因为加工大烟的事情既要保密,又要保证参与这项工作的人不会中饱私囊,所以必须安排十分可靠的人去干。除了张思德,中央警卫团很多干部、士兵都轮流参加过加工烟土的工作。
贩卖大烟的行当实在不是什么体面光彩的事情,所以边区根据地统一将大烟称为“土特产”。这种“土特产”交给山西、河北的八路军经营时,则一律称之为“特品”或“特种物资”。
贩卖大烟养活共产党
这位老干部给笔者看了一篇几年前在大陆杂志公开发表的文章,其中详细介绍了中共当年的陕甘宁边区如何靠经营“土特产”救活了首己。
文中记述,从一九四○年冬开始,国民党政府停止给八路军发军饷,用毛泽东的话说:“蒋委员长不给我们开饭了。

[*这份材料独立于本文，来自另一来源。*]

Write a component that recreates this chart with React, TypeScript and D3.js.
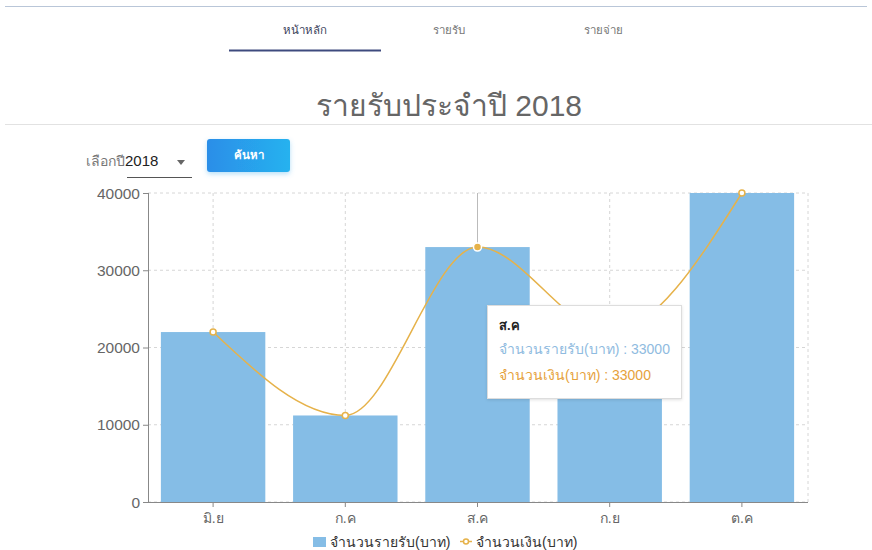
import React from "react";
import * as d3 from "d3";

const months = ["มิ.ย", "ก.ค", "ส.ค", "ก.ย", "ต.ค"];
const incomeValues = [22000, 11200, 33000, 22000, 40000];
const amountValues = [22000, 11200, 33000, 22000, 40000];
const yTicks = [0, 10000, 20000, 30000, 40000];
const navTabs = ["หน้าหลัก", "รายรับ", "รายจ่าย"];
const seriesNames = ["จำนวนรายรับ(บาท)", "จำนวนเงิน(บาท)"];
const hoverIndex = 2;

const W = 872;
const H = 550;
const FONT = "'Liberation Sans', Arial, 'DejaVu Sans', sans-serif";
const BAR = "#85bde6";
const LINE = "#e6b24a";

export default function App() {
  const x = d3
    .scaleBand<string>()
    .domain(months)
    .range([147, 808])
    .paddingInner(0.21)
    .paddingOuter(0.105);
  const y = d3.scaleLinear().domain([0, 40000]).range([502, 193]);
  const cx = (m: string) => (x(m) as number) + x.bandwidth() / 2;
  const line = d3
    .line<number>()
    .x((_, i) => cx(months[i]))
    .y((d) => y(d))
    .curve(d3.curveMonotoneX);
  const tabX = [305, 449, 603];
  const hx = cx(months[hoverIndex]);
  const hy = y(amountValues[hoverIndex]);

  return (
    <div style={{ position: "absolute", left: 0, top: 0, width: W, height: H, background: "#fff" }}>
      <svg width={W} height={H} style={{ display: "block", fontFamily: FONT }}>
        <defs>
          <linearGradient id="btn" x1="0" y1="0" x2="1" y2="0">
            <stop offset="0%" stopColor="#2a8ee8" />
            <stop offset="100%" stopColor="#27b2ef" />
          </linearGradient>
          <filter id="sh" x="-20%" y="-30%" width="140%" height="170%">
            <feDropShadow dx="0" dy="2" stdDeviation="2.5" floodColor="#5ab8f0" floodOpacity="0.45" />
          </filter>
          <filter id="tsh" x="-10%" y="-10%" width="120%" height="130%">
            <feDropShadow dx="0" dy="1" stdDeviation="1.5" floodColor="#000" floodOpacity="0.12" />
          </filter>
        </defs>
        {/* top bar line */}
        <line x1={5} x2={867} y1={6.5} y2={6.5} stroke="#b9c6d8" strokeWidth={1} />
        {/* nav */}
        {navTabs.map((t, i) => (
          <text key={t} x={tabX[i]} y={34} textAnchor="middle" fontSize={11.5} fill={i === 0 ? "#3c3f5c" : "#777"}>
            {t}
          </text>
        ))}
        <rect x={229} y={49.5} width={152} height={2} fill="#3e4a7e" />
        {/* title */}
        <text x={449} y={116} textAnchor="middle" fontSize={30} fill="#666">
          รายรับประจำปี 2018
        </text>
        <line x1={5} x2={872} y1={124.5} y2={124.5} stroke="#e2e2e2" />
        {/* select */}
        <text x={86} y={166} fontSize={14} fill="#777">
          เลือกปี<tspan fill="#222" fontSize={15}>2018</tspan>
        </text>
        <path d="M177,160 L185,160 L181,165 Z" fill="#666" />
        <line x1={127} x2={192} y1={177.5} y2={177.5} stroke="#555" />
        {/* button */}
        <rect x={207} y={139} width={83} height={33} rx={3} fill="url(#btn)" filter="url(#sh)" />
        <text x={248.5} y={159} textAnchor="middle" fontSize={11.5} fill="#fff" fontWeight="bold">
          ค้นหา
        </text>

        {/* grid */}
        {yTicks.map((t) => (
          <line key={"g" + t} x1={148} x2={808} y1={y(t)} y2={y(t)} stroke="#d6d6d6" strokeDasharray="3,3" />
        ))}
        {months.map((m) => (
          <line key={"v" + m} x1={cx(m)} x2={cx(m)} y1={193} y2={502} stroke="#d6d6d6" strokeDasharray="3,3" />
        ))}
        <line x1={808} x2={808} y1={193} y2={502} stroke="#d6d6d6" strokeDasharray="3,3" />

        {/* axis pointer */}
        <line x1={hx} x2={hx} y1={193} y2={hy} stroke="#bbb" strokeWidth={1} />

        {/* bars */}
        {months.map((m, i) => (
          <rect key={"b" + m} x={x(m)} y={y(incomeValues[i])} width={x.bandwidth()} height={502 - y(incomeValues[i])} fill={BAR} />
        ))}

        {/* line */}
        <path d={line(amountValues) || ""} fill="none" stroke={LINE} strokeWidth={1.5} />
        {amountValues.map((v, i) =>
          i === hoverIndex ? (
            <circle key={"p" + i} cx={cx(months[i])} cy={y(v)} r={4} fill={LINE} stroke="#fff" strokeWidth={1.5} />
          ) : (
            <circle key={"p" + i} cx={cx(months[i])} cy={y(v)} r={3} fill="#fff" stroke={LINE} strokeWidth={1.5} />
          )
        )}

        {/* axes */}
        <line x1={148.5} x2={148.5} y1={193} y2={502} stroke="#888" />
        {yTicks.map((t) => (
          <g key={"yt" + t}>
            <line x1={143} x2={148} y1={y(t) + 0.5} y2={y(t) + 0.5} stroke="#888" />
            <text x={140} y={y(t) + 5.5} textAnchor="end" fontSize={15.5} fill="#666">
              {t}
            </text>
          </g>
        ))}
        <line x1={143} x2={808} y1={502.5} y2={502.5} stroke="#888" />
        {months.map((m) => (
          <g key={"xt" + m}>
            <line x1={cx(m)} x2={cx(m)} y1={502} y2={507} stroke="#888" />
            <text x={cx(m)} y={523} textAnchor="middle" fontSize={14} fill="#666">
              {m}
            </text>
          </g>
        ))}

        {/* legend */}
        <rect x={313} y={537} width={13} height={10} fill={BAR} />
        <text x={330} y={546.5} fontSize={14} fill="#333">
          {seriesNames[0]}
        </text>
        <line x1={460} x2={472} y1={541.5} y2={541.5} stroke={LINE} strokeWidth={1.5} />
        <circle cx={466} cy={541.5} r={2.5} fill="#fff" stroke={LINE} strokeWidth={1.5} />
        <text x={476} y={546.5} fontSize={14} fill="#333">
          {seriesNames[1]}
        </text>

        {/* tooltip */}
        <rect x={487.5} y={305.5} width={194} height={93} fill="#fff" stroke="#ddd" filter="url(#tsh)" />
        <text x={499} y={330} fontSize={13} fontWeight="bold" fill="#222">
          {months[hoverIndex]}
        </text>
        <text x={499} y={354} fontSize={14} fill="#8fbbe0">
          {seriesNames[0]} : {incomeValues[hoverIndex]}
        </text>
        <text x={499} y={380} fontSize={14} fill="#e6a23c">
          {seriesNames[1]} : {amountValues[hoverIndex]}
        </text>
      </svg>
    </div>
  );
}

”再加上国民党军队对陕甘宁边区进行封锁禁运,整个陕甘宁边区穷到没有饭吃、没有衣穿的地步。毛泽东情急之下,将南汉宸(中共建政后首任中国人民银行行长)委为陕甘宁边区财政厅长兼边区参议会秘书长。
南氏“新官上任三把火”,第一把火是纠正“片面施行仁政”的作法,组织征粮工作团下乡。第二把火是趁日伪军控制山西及苏北的池盐产地之际,集中收购陕甘宁地区池盐产地的民间产盐,同时组织部队打盐,然后将盐价提高一倍。山西方面的国民党部队不同意这一价格,南民便下令不准外运,直到国民党部队的库存告罄,边区政府自然发了一笔盐财。
第三把火便是由边区政府统一进行所谓“土特产经营”。
<“革命”便要不择手段>这篇文章虽然没有直接说明所谓“经营土特产”就是贩卖大烟的勾当,但字里行间还是可以让读者了解所谓“经营土特产”绝对是见不得人的勾当。

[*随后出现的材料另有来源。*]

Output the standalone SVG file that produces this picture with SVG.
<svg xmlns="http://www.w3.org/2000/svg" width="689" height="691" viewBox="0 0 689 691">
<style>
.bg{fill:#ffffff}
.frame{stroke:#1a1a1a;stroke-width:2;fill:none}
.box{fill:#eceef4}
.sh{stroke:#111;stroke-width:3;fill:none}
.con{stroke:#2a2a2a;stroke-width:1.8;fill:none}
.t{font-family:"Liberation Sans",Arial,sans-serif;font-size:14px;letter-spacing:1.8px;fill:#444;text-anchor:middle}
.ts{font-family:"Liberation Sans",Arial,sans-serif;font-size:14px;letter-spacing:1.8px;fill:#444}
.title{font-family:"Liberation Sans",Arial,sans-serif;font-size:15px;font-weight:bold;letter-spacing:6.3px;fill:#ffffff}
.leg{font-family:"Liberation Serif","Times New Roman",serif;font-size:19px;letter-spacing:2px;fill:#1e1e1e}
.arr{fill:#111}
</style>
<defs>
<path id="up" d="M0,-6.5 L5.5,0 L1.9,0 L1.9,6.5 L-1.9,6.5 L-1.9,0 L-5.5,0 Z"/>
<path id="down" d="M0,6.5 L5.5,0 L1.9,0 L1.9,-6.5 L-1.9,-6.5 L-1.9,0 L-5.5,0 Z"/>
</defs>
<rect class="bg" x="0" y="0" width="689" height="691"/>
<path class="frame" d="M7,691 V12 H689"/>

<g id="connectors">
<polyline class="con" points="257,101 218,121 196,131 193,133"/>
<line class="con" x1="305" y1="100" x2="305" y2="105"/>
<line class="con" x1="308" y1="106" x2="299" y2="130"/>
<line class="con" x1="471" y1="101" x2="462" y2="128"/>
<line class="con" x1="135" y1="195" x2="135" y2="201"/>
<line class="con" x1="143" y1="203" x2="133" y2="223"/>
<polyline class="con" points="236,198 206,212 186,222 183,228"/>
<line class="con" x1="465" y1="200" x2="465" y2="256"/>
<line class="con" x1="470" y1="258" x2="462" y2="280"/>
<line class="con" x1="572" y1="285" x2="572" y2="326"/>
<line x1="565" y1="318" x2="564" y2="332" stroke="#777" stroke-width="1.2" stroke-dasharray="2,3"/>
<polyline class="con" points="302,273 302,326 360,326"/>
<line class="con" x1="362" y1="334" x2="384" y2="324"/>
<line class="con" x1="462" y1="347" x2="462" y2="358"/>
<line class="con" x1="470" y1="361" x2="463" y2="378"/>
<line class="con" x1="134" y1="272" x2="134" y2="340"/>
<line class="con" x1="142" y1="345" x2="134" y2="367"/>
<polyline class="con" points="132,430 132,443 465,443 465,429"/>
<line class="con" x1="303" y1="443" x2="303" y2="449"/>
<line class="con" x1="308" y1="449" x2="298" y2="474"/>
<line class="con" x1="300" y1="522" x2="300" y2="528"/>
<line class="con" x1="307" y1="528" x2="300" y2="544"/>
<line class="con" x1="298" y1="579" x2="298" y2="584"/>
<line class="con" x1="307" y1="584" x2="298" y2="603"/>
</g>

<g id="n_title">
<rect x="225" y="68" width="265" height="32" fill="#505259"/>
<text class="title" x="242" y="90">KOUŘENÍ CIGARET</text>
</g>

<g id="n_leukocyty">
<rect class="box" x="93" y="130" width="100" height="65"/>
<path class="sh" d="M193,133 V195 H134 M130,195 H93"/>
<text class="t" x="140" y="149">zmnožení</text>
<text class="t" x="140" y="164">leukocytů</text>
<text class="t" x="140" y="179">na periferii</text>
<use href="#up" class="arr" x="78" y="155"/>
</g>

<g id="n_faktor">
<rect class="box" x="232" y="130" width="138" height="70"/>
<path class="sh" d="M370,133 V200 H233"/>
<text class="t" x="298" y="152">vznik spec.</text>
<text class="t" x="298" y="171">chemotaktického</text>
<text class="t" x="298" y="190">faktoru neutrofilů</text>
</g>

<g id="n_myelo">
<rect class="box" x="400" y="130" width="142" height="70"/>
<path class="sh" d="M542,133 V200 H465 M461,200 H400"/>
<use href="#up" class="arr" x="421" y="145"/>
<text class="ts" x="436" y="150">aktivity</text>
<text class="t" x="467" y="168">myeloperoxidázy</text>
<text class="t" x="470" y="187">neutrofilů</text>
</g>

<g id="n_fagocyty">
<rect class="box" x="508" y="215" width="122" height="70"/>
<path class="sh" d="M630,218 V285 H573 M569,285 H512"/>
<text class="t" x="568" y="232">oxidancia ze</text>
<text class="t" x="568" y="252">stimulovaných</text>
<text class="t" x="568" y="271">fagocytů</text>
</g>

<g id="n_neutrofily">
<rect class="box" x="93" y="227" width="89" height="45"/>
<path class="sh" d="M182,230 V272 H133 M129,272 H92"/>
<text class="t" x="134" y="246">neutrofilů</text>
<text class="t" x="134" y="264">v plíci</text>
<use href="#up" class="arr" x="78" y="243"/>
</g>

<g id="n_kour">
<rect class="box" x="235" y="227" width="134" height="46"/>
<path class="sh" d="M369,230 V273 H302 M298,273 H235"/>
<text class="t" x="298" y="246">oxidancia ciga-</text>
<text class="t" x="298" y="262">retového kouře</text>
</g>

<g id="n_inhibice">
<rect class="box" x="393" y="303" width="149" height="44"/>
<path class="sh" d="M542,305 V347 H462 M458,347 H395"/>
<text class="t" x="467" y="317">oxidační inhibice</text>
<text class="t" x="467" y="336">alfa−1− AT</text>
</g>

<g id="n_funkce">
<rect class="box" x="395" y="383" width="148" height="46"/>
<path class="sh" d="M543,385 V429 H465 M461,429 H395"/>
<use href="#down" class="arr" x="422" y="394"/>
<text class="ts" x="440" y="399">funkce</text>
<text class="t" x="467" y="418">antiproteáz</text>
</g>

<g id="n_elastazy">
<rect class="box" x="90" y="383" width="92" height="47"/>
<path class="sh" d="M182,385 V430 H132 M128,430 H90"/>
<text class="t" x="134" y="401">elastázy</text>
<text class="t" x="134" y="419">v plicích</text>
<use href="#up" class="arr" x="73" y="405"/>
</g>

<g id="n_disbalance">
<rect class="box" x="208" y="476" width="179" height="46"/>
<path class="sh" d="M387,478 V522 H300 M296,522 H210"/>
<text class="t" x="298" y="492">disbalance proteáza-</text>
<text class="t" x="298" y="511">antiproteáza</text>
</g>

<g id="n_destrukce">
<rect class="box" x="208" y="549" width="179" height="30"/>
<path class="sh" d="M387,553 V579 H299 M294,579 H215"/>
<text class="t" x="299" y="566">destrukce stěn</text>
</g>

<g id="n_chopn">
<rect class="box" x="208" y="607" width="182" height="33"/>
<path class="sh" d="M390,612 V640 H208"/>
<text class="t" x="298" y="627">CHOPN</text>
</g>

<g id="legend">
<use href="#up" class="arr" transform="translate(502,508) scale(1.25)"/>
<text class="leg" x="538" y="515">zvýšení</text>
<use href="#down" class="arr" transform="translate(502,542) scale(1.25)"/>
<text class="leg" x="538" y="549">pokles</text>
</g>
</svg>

文中描写道:边区政府里一直有人反对经营土特产这种生意,有几位老同志还给毛泽东写了两封信,历数经营土特产的弊端。另外,西北局的一些领导,包括司令员高岗在内,都是一个意见:“宁可饿死,也不能做这个买卖。”
为此,毛泽东又召见南汉宸,嘱咐南氏:“我们要向人民说清楚,向全体干部说清楚,使大家都了解,我们不得不这样做,完全是为了抗日和革命。为了这个目的,我们必须牺牲一切。”
文章接着写道:有了毛泽东的支持,南汉宸便依靠经营土特产筹措到钱财,用这些土特产从国民党地区交换过来革命必不可少的军用和民用物资。贩卖土特产的收入要占到边财政收入的半数以上,个别时候要占到三分之二左右。
共产党历史无比丑恶
南汉宸因为亲自组织卖大烟“功”不可没,得到毛泽东的特别器重。一次毛夫人江青见到南汉宸夫人王友兰,拍着她的肩膀说:“你的爱人真行,毛主席夸奖他,说他是这个!”江青说着竖起了大拇指。
中共建政以后,毛泽东仍然念念不忘南汉宸的“救党之功”,封了他一个中国人民银行首任行长职。
前述那位老干部还告诉笔者,他本人没有参加过长征。他在抗大受训时仍然表现出对共产党作贩毒生意的无法理解,一些参加过长征的干部笑他“少见多怪”。那些长征干部夸口说:“当年如果我们手里没有大烟土,早就饿死困死在长征路上了。”
原来,中央红军在长征途中,一路上都是把大烟土当现金使用,随时用烟土与所经之地的老百姓或国民党地方军队交换生活物资或枪炮弹药,可见说共产党当年是靠贩卖大烟养活自己并发展壮大,一点也不夸张。
红军南泥湾种卖鸦片记实
种鸦片的事谢觉哉的日记里有。塔斯社记者、莫斯科驻延安的特派员彼得・弗拉基米若夫尤在他的《延安日记》里对它有彻底的揭露。专门的研究文章可看陈永发教授的《红太阳下的罂粟花:鸦片贸易与延安模式》。其实鸦片交易更早前就开始了,哈里森・索尔兹伯里在《长征——前所未闻的故事〉里讲过“有的红军战士回忆说,他们曾用鸦片当作货币去购买生活必需品。”